Among the trendiest techniques enabled by high-quality genomes is single-cell RNA sequencing, in which researchers take a cell of interest and analyse its RNA contents to explore the cell’s components and how they work.
Last November, Wang’s team published the results of its first single-cell sequencing foray8. The researchers infected cave nectar bats with Pteropine orthoreovirus, a virus commonly found in this species but which doesn’t make them sick. In the bats’ lung cells, the researchers identified the fingerprints of many familiar immune cells, including T cells, as well as some unfamiliar cells.
At present, most single-cell studies in bats are simply catalogues of immune-cell activity. In unpublished work, Schountz and his colleagues infected Jamaican fruit bats with H18N11 influenza A virus and looked at which cells it targeted. They found that the virus targets macrophages — immune cells that patrol the body and gobble up pathogens — which has not been seen before for influenza A viruses. The single-cell study gave the researchers a great head start for more detailed cell-culture experiments. “At the very least, it gives you some ideas of where you should start looking,” says Schountz.
Other scientists are using RNA sequencing to compare bat and human cells. For instance, Nolwenn Jouvenet, a virologist at the Pasteur Institute in Paris, and a new entrant to the field, is combining this technique with CRISPR gene editing in bat cell lines from a range of species to look for differences in the innate immune response of bat and human cells. Ultimately, Jouvenet hopes to identify the genes responsible for controlling viral replication.
For some questions, only a whole bat will do. At his colony, Schountz wanted to test whether fruit bats, which are not natural hosts of SARS-CoV-2, can be made susceptible to it. So his team used a viral vector to express the ACE2 receptor, which SARS-CoV-2 uses to enter cells, in the bats’ lungs, and then infected the bats with SARS-CoV-2. They found that the bats produce T-helper cells specific for the virus; these cells are key players in the adaptive, targeted immune response.

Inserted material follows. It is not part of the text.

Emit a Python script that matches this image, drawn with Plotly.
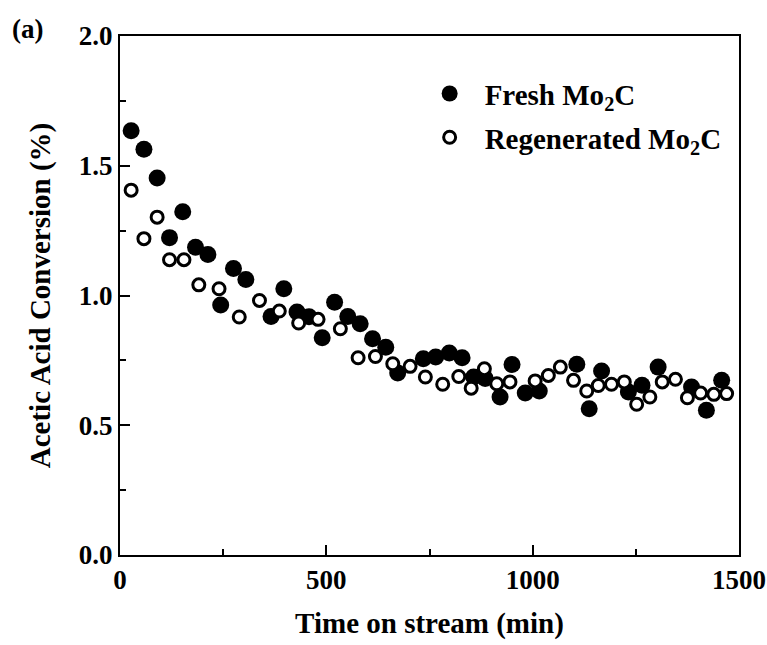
import plotly.graph_objects as go

# Acetic acid conversion vs. time on stream
fresh_t = [27, 58, 90, 120, 152, 183, 213, 244, 275, 305, 366, 397, 429, 458,
           490, 520, 552, 582, 612, 644, 673, 735, 765, 798, 829, 857, 885, 921,
           950, 982, 1016, 1107, 1137, 1167, 1232, 1265, 1304, 1385, 1421, 1458]
fresh_v = [1.635, 1.564, 1.453, 1.223, 1.323, 1.186, 1.158, 0.963, 1.104, 1.062,
           0.919, 1.026, 0.936, 0.918, 0.837, 0.974, 0.919, 0.891, 0.833, 0.801,
           0.701, 0.756, 0.763, 0.778, 0.760, 0.686, 0.680, 0.609, 0.734, 0.624,
           0.632, 0.735, 0.564, 0.709, 0.628, 0.654, 0.724, 0.647, 0.558, 0.673]

regen_t = [27, 58, 90, 120, 155, 191, 240, 289, 338, 386, 433, 480, 534, 577,
           619, 661, 703, 740, 782, 821, 851, 883, 913, 945, 1006, 1038, 1067,
           1099, 1131, 1159, 1191, 1222, 1252, 1284, 1314, 1346, 1375, 1407,
           1439, 1470]
regen_v = [1.406, 1.219, 1.302, 1.138, 1.138, 1.041, 1.026, 0.917, 0.981, 0.940,
           0.894, 0.908, 0.872, 0.760, 0.765, 0.737, 0.727, 0.686, 0.658, 0.688,
           0.643, 0.718, 0.660, 0.667, 0.671, 0.692, 0.724, 0.673, 0.632, 0.653,
           0.658, 0.667, 0.581, 0.609, 0.667, 0.677, 0.606, 0.624, 0.619, 0.622]

x_ticks = [0, 500, 1000, 1500]
y_ticks = [0.0, 0.5, 1.0, 1.5, 2.0]

FONT = "Liberation Serif"

fig = go.Figure()
fig.add_trace(go.Scatter(
    x=fresh_t, y=fresh_v, mode="markers", name="Fresh Mo<sub>2</sub>C",
    legendgroup="fresh",
    marker=dict(symbol="circle", size=17, color="black",
                line=dict(width=0)),
))
fig.add_trace(go.Scatter(
    x=regen_t, y=regen_v, mode="markers", name="Regenerated Mo<sub>2</sub>C",
    legendgroup="regen",
    marker=dict(symbol="circle", size=12, color="white",
                line=dict(width=3, color="black")),
))

axis_common = dict(
    showline=True, linecolor="black", linewidth=2, mirror=True,
    ticks="inside", ticklen=10, tickwidth=2, tickcolor="black",
    showgrid=False, zeroline=False, automargin=False,
    tickfont=dict(family=FONT, size=27, color="black", weight="bold"),
)

fig.update_xaxes(
    range=[0, 1500], tickvals=x_ticks, ticktext=[str(v) for v in x_ticks],
    minor=dict(ticks="inside", ticklen=6, tickwidth=2, tickcolor="black",
               dtick=250, tick0=0),
    title=dict(text="Time on stream (min)", standoff=18,
               font=dict(family=FONT, size=29, color="black", weight="bold")),
    **axis_common,
)
fig.update_yaxes(
    range=[0, 2.0], tickvals=y_ticks, ticktext=[f"{v:.1f}" for v in y_ticks],
    minor=dict(ticks="inside", ticklen=6, tickwidth=2, tickcolor="black",
               dtick=0.25, tick0=0),
    title=dict(text="Acetic Acid Conversion (%)", standoff=20,
               font=dict(family=FONT, size=29, color="black", weight="bold")),
    **axis_common,
)

fig.add_annotation(
    text="(a)", xref="paper", yref="paper", x=-0.178, y=1.046,
    xanchor="left", yanchor="top", showarrow=False,
    font=dict(family=FONT, size=27, color="black", weight="bold"),
)

fig.update_layout(
    width=767, height=645,
    margin=dict(l=120, r=28, t=36, b=90),
    plot_bgcolor="white", paper_bgcolor="white",
    showlegend=True,
    legend=dict(x=0.476, y=0.938, xanchor="left", yanchor="top",
                bgcolor="rgba(0,0,0,0)", tracegroupgap=3, itemwidth=60,
                font=dict(family=FONT, size=29, color="black", weight="bold")),
)

fig.write_html("out.html")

Stimulating the T-helper cells produced small proteins known to regulate inflammation, which could explain the tempered inflammatory response in bats. The results were posted as a preprint in February9. Schountz is planning a new bat facility, with construction starting in June and to be completed by 2024, with flight rooms to house larger bats such as flying foxes (Pteropus). Other teams also plan to establish colonies, including one for Jamaican fruit bats at Montana State University.
Back in Singapore, it is hot and humid under the bright midday Sun, but inside the vivarium, the temperature is noticeably cooler. Yroy and Foo are speaking loudly above the noisy hum of a machine outside.
The bats seem unfazed, huddled together, upside-down, in a dark corner of their cage, letting out occasional squeaks. “They are used to people coming and walking around the cage,” says Foo. Earlier that morning, Yroy had laid new plastic sheets to catch their droppings, and hung fresh bowls of water. Soon, it will be feeding time. “So far, they are quite happy,” says Foo.